SENATOR TOM COTTON: ‘Willing’ to Give Administration, Allies More Than 60 Days to Try for ‘Better’ Iran Deal.

RELATED, FROM STEPHEN HAYES AND MICHAEL WARREN: The art of decertifying the Iran deal.

What happens after decertification is a precarious balancing act if the president hopes to succeed in renegotiating a better deal that achieves the U.S. goal of preventing a nuclear Iran. There are a lot of things Trump and his administration could do to try to improve the deal before deciding whether to scrap it altogether. As Mark Dubowitz and David Albright put it in a recent Wall Street Journal op-ed, these include: designating the Iranian Revolutionary Guard Corps a terrorist organization, slapping Iranian companies and organizations with new non-nuclear sanctions allowed under the JCPOA, insisting on making permanent the “sunset clauses” that only temporarily restrict Iran’s nuclear program and testing, and demanding thorough and complete inspections of Iranian facilities to ensure compliance. In his Council on Foreign Relations speech, Tom Cotton echoed these ideas.

Success on this post-decertification route will require working closely with Congress, negotiating with European allies who have economic interests in Iran and want to expand them, and follow-through and commitment on the part of the administration.

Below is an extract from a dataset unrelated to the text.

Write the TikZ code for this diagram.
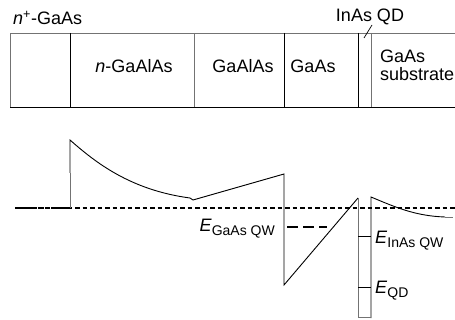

John Bolton tells TWS he’s highly skeptical of the news reports of this plan. “What’s been described is an incoherent policy mishmash,” says Bolton, who was candid in his criticism of Tillerson, Mattis, and McMaster’s guidance of the president toward recertification back in July. “If they failed to present the president with the full range of policy options, it is—and I say this wittingly—a dereliction of duty.” If Trump begins to feel this way again, he could upend the difficult path forward for improving the deal.

It’s the worst of all possible deals, locked in by Russian and Chinese intransigence and our own foreign policy and national security establishments.

Thanks, Obama.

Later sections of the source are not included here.